Throughout the past century, anti-Americanism crescendoed and then subsided in rough proportion to the global power projected by the United States. In Turkey, anti-American protests reached a new level of intensity in the late 1960s when U.S. actions challenged Turkey's sovereignty. While subtle acts of resistance came from the military and other government officials, most protests came from ideologically motivated leftists who clashed with equally dogmatic ultranationalists and Islamists. The ensuing battles resulted in the most prolonged era of terrorist violence in modern Turkish history. Thus, anti-Americanism in Turkey can serve as an instructive case study. In this essay I conclude that anti-Americanism stemmed from Turkish efforts to preserve sovereignty as well as from the ideological commitments of the Turkish Left.
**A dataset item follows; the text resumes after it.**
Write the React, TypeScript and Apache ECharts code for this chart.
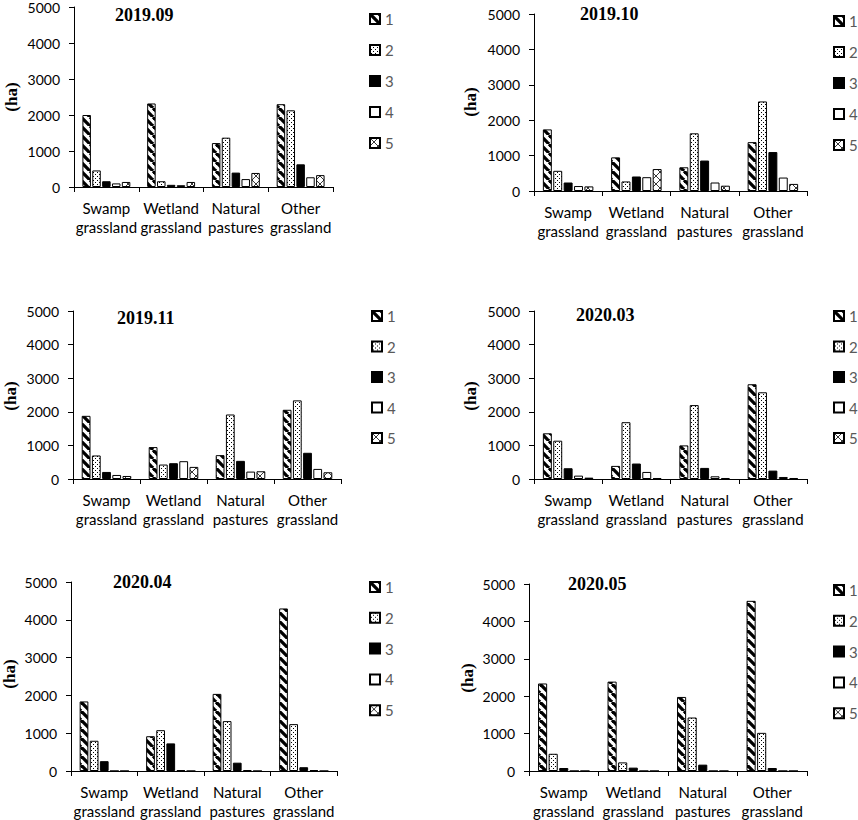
import React, { useEffect, useRef } from 'react';
import * as echarts from 'echarts';

// ---------- data ----------
const CATEGORIES = ['Swamp\ngrassland', 'Wetland\ngrassland', 'Natural\npastures', 'Other\ngrassland'];
const SERIES_NAMES = ['1', '2', '3', '4', '5'];
const PANEL_TITLES = ['2019.09', '2019.10', '2019.11', '2020.03', '2020.04', '2020.05'];
const Y_MIN = 0;
const Y_MAX = 5000;
const Y_STEP = 1000;
const Y_UNIT = '(ha)';

// each row: one series (1..5), values per category
const DATA_2019_09 = [
  [2000, 2320, 1220, 2300],
  [460, 160, 1370, 2130],
  [160, 60, 400, 630],
  [100, 50, 220, 270],
  [140, 140, 390, 330],
];
const DATA_2019_10 = [
  [1740, 950, 670, 1380],
  [570, 270, 1630, 2530],
  [240, 410, 860, 1100],
  [140, 390, 240, 380],
  [130, 620, 150, 200],
];
const DATA_2019_11 = [
  [1880, 950, 710, 2060],
  [700, 430, 1920, 2340],
  [210, 470, 540, 780],
  [120, 530, 220, 300],
  [90, 360, 230, 200],
];
const DATA_2020_03 = [
  [1360, 390, 1000, 2820],
  [1140, 1690, 2200, 2580],
  [320, 460, 330, 250],
  [100, 210, 80, 60],
  [40, 30, 30, 30],
];
const DATA_2020_04 = [
  [1840, 920, 2040, 4300],
  [800, 1080, 1320, 1240],
  [260, 730, 220, 100],
  [0, 20, 25, 25],
  [0, 0, 0, 0],
];
const DATA_2020_05 = [
  [2340, 2390, 1980, 4550],
  [460, 230, 1430, 1020],
  [80, 90, 170, 80],
  [0, 0, 0, 0],
  [0, 0, 0, 0],
];
const PANEL_DATA = [DATA_2019_09, DATA_2019_10, DATA_2019_11, DATA_2020_03, DATA_2020_04, DATA_2020_05];

// ---------- layout ----------
const GRIDS = [
  { left: 74, top: 5, width: 259, height: 182 },
  { left: 534, top: 14, width: 273, height: 177 },
  { left: 73, top: 311, width: 268, height: 168 },
  { left: 534, top: 311, width: 273, height: 168 },
  { left: 71, top: 582, width: 266, height: 189 },
  { left: 529, top: 584, width: 278, height: 187 },
];
const TITLE_POS = [
  { left: 115, top: 6 },
  { left: 580, top: 5 },
  { left: 117, top: 309 },
  { left: 576, top: 306 },
  { left: 113, top: 573 },
  { left: 568, top: 575 },
];
const LEGEND_POS = [
  { left: 369, top: 11, gap: 15 },
  { left: 833, top: 13, gap: 15 },
  { left: 371, top: 308, gap: 14.5 },
  { left: 833, top: 308, gap: 14.5 },
  { left: 369, top: 579, gap: 14.8 },
  { left: 833, top: 582, gap: 14.8 },
];
const YNAME_POS = [
  { x: 11, y: 97 },
  { x: 470, y: 102 },
  { x: 10, y: 396 },
  { x: 470, y: 396 },
  { x: 9, y: 674 },
  { x: 467, y: 678 },
];

function makePattern(kind: string) {
  const s = kind === 'stripe' ? 9 : kind === 'dots' ? 4 : 8;
  const c = document.createElement('canvas');
  c.width = s;
  c.height = s;
  const ctx = c.getContext('2d')!;
  ctx.fillStyle = '#fff';
  ctx.fillRect(0, 0, s, s);
  if (kind === 'stripe') {
    ctx.strokeStyle = '#000';
    ctx.lineWidth = 3.3;
    for (let k = -1; k <= 1; k++) {
      ctx.beginPath();
      ctx.moveTo(k * s, 0);
      ctx.lineTo(k * s + s, s);
      ctx.stroke();
    }
  } else if (kind === 'dots') {
    ctx.fillStyle = '#000';
    ctx.fillRect(1, 0, 1, 1);
    ctx.fillRect(3, 2, 1, 1);
  } else {
    ctx.strokeStyle = '#222';
    ctx.lineWidth = 0.9;
    ctx.beginPath();
    ctx.moveTo(0, 0);
    ctx.lineTo(s, s);
    ctx.moveTo(s, 0);
    ctx.lineTo(0, s);
    ctx.stroke();
  }
  return { image: c.toDataURL(), repeat: 'repeat', imageWidth: s, imageHeight: s };
}

export default function App() {
  const ref = useRef<HTMLDivElement>(null);
  useEffect(() => {
    document.body.style.margin = '0';
    if (!ref.current) return;
    const chart = echarts.init(ref.current, null, { renderer: 'svg' });
    const fills: any[] = [makePattern('stripe'), makePattern('dots'), '#000', '#fff', makePattern('cross')];
    const font = 'Lato, "Open Sans", sans-serif';
    const serif = '"Liberation Serif", "Times New Roman", serif';

    const series: any[] = [];
    PANEL_DATA.forEach((panel, p) => {
      SERIES_NAMES.forEach((name, k) => {
        series.push({
          type: 'bar',
          name,
          xAxisIndex: p,
          yAxisIndex: p,
          data: panel[k],
          barGap: '16%',
          barCategoryGap: '26%',
          itemStyle: { color: fills[k], borderColor: '#000', borderWidth: 1 },
          emphasis: { disabled: true },
        });
      });
    });

    const option: any = {
      animation: false,
      backgroundColor: '#fff',
      title: PANEL_TITLES.map((t, p) => ({
        text: t,
        left: TITLE_POS[p].left,
        top: TITLE_POS[p].top,
        padding: 0,
        textStyle: { fontFamily: serif, fontWeight: 'bold', fontSize: 18, color: '#000' },
      })),
      legend: LEGEND_POS.map((l) => ({
        data: SERIES_NAMES,
        orient: 'vertical',
        left: l.left,
        top: l.top,
        padding: 0,
        itemWidth: 10,
        itemHeight: 10,
        itemGap: l.gap,
        icon: 'rect',
        selectedMode: false,
        textStyle: { color: '#595959', fontFamily: font, fontSize: 15, lineHeight: 16 },
      })),
      grid: GRIDS.map((g) => ({ ...g, containLabel: false })),
      xAxis: GRIDS.map((_, p) => ({
        type: 'category',
        gridIndex: p,
        data: CATEGORIES,
        axisLine: { lineStyle: { color: '#000', width: 1 } },
        axisTick: { show: true, length: 5, alignWithLabel: false, lineStyle: { color: '#000' } },
        axisLabel: { color: '#000', fontFamily: font, fontSize: 15, lineHeight: 19, margin: 11, interval: 0 },
        splitLine: { show: false },
      })),
      yAxis: GRIDS.map((_, p) => ({
        type: 'value',
        gridIndex: p,
        min: Y_MIN,
        max: Y_MAX,
        interval: Y_STEP,
        axisLine: { show: true, lineStyle: { color: '#000', width: 1 } },
        axisTick: { show: true, length: 5, lineStyle: { color: '#000' } },
        axisLabel: {
          color: '#000',
          fontFamily: font,
          fontSize: 14,
          margin: 14,
          formatter: (v: number) => String(v),
        },
        splitLine: { show: false },
      })),
      graphic: YNAME_POS.map((pos) => ({
        type: 'text',
        x: pos.x,
        y: pos.y,
        rotation: Math.PI / 2,
        style: {
          text: Y_UNIT,
          fontFamily: serif,
          fontWeight: 'bold',
          fontSize: 17,
          fill: '#000',
          align: 'center',
          verticalAlign: 'middle',
        },
      })),
      series,
    };
    chart.setOption(option);
    return () => chart.dispose();
  }, []);
  return <div ref={ref} style={{ width: 858, height: 820 }} />;
}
Terrorism, the political use of violence to provoke fear, was a different matter. It was reactionary and ethnocentric, concerned with internal conflicts and policies as well as transnational ones. In view of its deep roots and its lethality, some observers suggest that terrorism's causes are irrelevant: Political violence need only be dealt with through punitive legal action. In contrast, in this essay I argue that U.S.-Turkish relations formed part of the context in which terrorism arose and that the history of those relations thus provides cautionary lessons on the sources of anti-Americanism and the terrorism with which it is sometimes associated.